Una vez los chismes era el momento de las cuerdas. Unos buenos cabos de 80 ó 90 metros de altura tendría en la época un precio prohibitivo, si se conseguían en plaza. Y Marrero y compañía guardaban otros recursos, por asombrosos que estos fueran.
"La verdad es que íbamos mendigando por todas partes", ríe Marrero. Y estas partes incluían el mar si se terciaba. "Un cuñado mío", recuerda, "era capitán de un buque nodriza alemán para aprovisionar submarinos refugiado en el puerto". Un barco que de postre protagonizó un peculiar incidente cuando los servicios secretos franceses e ingleses, según el historiador y profesor en la ULPGC, Juan José Díaz Benítez, experto en la II Guerra Mundial, intentaron hundirlo en La Luz el 9 de mayo de 1940 colocándole unas bombas magnéticas en el casco.
"El barco se llamaba Corrientes, y de ahí conseguimos un cáñamo especial con el que hicimos el saco de cuerdas. Ese material lo deshilachamos en la antigua parte baja de la montaña de Arenales, donde había una fábrica de ladrillos, algo más arriba de la actual plaza del Mercado Central, un lugar donde se trenzaban las cuerdas de las redes de pesca. Juan Suárez enlazó ellos y les explicó que necesitábamos un tipo de cuerda muy especial, que si de esta especie, con una piña de torsión era muy determinada, y aquella gente nos dijo que la hiciéramos nosotros cuando ellos se fueran". Y la hicieron. Con una máquina a manivela torcierdo "y aprovechando aquello".
Tardaron más de un año en disponer del aparataje hasta que en los primeros días de 1954, Marrero no recuerda exactamente cuándo, arramblan con 60 metros de cuerdas y dos pesadísimas mochilas de herrajes hacia la presa de Los Hornos. Eran Rafael, German, Andrés, y Juan, junto con Amelisse y Ferdinande Herrmann, esposas de los dos primeros.

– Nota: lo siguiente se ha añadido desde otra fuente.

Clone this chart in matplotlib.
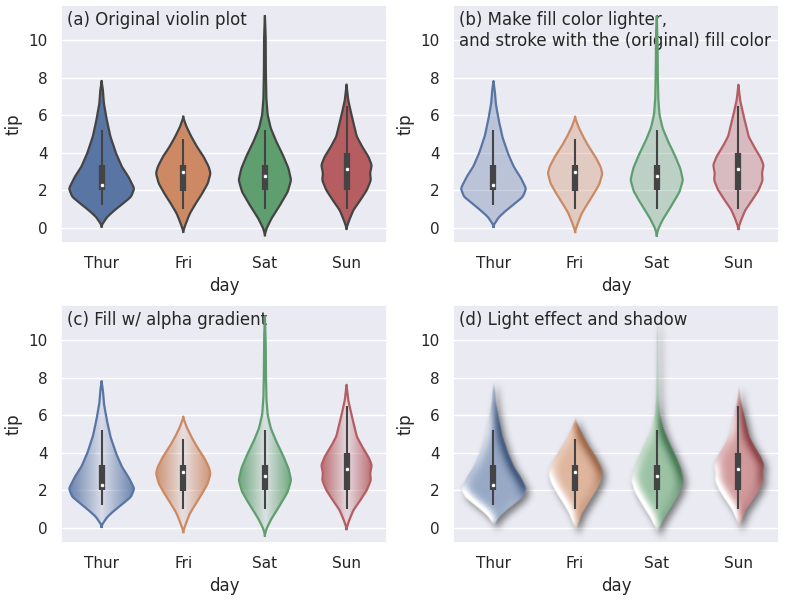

"Fue muy fatigoso", sentencia. "Había que subir desde la presa de Los Hornos todo el material y en la ascensión ya al Roque Nublo gastamos muchas horas en martillear, con aquél atalaje, con aquél budriel (un antiguo e incómodo arnés de cuerdas) dando martillazos colgados a 96 metros de altura. Bajando y subiendo. Los brazos terminaban muertos, y teníamos que jalearnos para llegar arriba."
Después de unas siete horas, a las dos de la tarde hicieron cima. Llevaban cemento e hicieron la mezcla para encastrar un buzón donde depositar la estafeta de aquella y las siguientes ascensiones que estaban por llegar, y que no tardarían ni un solo día en hacerlo. Nada más bajar prepararon la segunda, para subir a Amelisse y Ferdinande. De todos ellos solo queda Marrero para da fe, en una de las escaladas de la que menos se supo. "Subimos por la satisfacción personal, no para buscar una marca. Aquello pasó totalmente desapercibido, pero nosotros hicimos nuestra pequeña fiesta arriba, en unos pocos metros cuadrados por combatir a la naturaleza tras años de empeño y trabajo".